_RECORDED INFORMATION_

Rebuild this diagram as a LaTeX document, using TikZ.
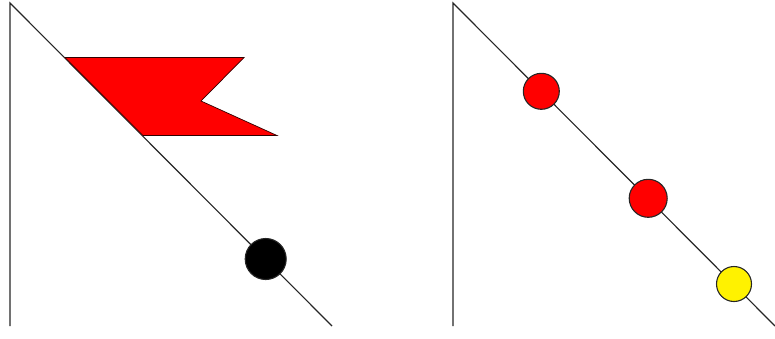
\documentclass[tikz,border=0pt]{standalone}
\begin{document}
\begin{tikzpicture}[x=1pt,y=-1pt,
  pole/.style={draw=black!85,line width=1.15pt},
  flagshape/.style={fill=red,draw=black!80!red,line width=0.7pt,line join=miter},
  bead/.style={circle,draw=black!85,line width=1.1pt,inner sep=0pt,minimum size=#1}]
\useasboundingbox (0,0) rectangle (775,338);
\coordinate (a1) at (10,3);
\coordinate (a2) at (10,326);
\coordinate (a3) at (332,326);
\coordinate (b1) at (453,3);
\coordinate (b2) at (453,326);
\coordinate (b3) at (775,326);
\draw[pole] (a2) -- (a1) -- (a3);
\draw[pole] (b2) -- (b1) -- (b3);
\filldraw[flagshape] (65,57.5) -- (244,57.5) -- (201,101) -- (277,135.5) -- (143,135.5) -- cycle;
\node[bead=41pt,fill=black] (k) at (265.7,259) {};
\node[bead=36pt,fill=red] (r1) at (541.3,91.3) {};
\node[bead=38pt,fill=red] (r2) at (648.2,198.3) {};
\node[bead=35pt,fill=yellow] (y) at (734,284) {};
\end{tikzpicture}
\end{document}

_GOAL_
Reproduce each line exactly as it appears, omitting the pictures.

_EXERCISE SOLUTION_
Rebuild this diagram as a LaTeX document, using TikZ.
\documentclass[tikz,border=0pt]{standalone}
\begin{document}
\begin{tikzpicture}[x=1pt,y=-1pt,
  pole/.style={draw=black!85,line width=1.15pt},
  flagshape/.style={fill=red,draw=black!80!red,line width=0.7pt,line join=miter},
  bead/.style={circle,draw=black!85,line width=1.1pt,inner sep=0pt,minimum size=#1}]
\useasboundingbox (0,0) rectangle (775,338);
\coordinate (a1) at (10,3);
\coordinate (a2) at (10,326);
\coordinate (a3) at (332,326);
\coordinate (b1) at (453,3);
\coordinate (b2) at (453,326);
\coordinate (b3) at (775,326);
\draw[pole] (a2) -- (a1) -- (a3);
\draw[pole] (b2) -- (b1) -- (b3);
\filldraw[flagshape] (65,57.5) -- (244,57.5) -- (201,101) -- (277,135.5) -- (143,135.5) -- cycle;
\node[bead=41pt,fill=black] (k) at (265.7,259) {};
\node[bead=36pt,fill=red] (r1) at (541.3,91.3) {};
\node[bead=38pt,fill=red] (r2) at (648.2,198.3) {};
\node[bead=35pt,fill=yellow] (y) at (734,284) {};
\end{tikzpicture}
\end{document}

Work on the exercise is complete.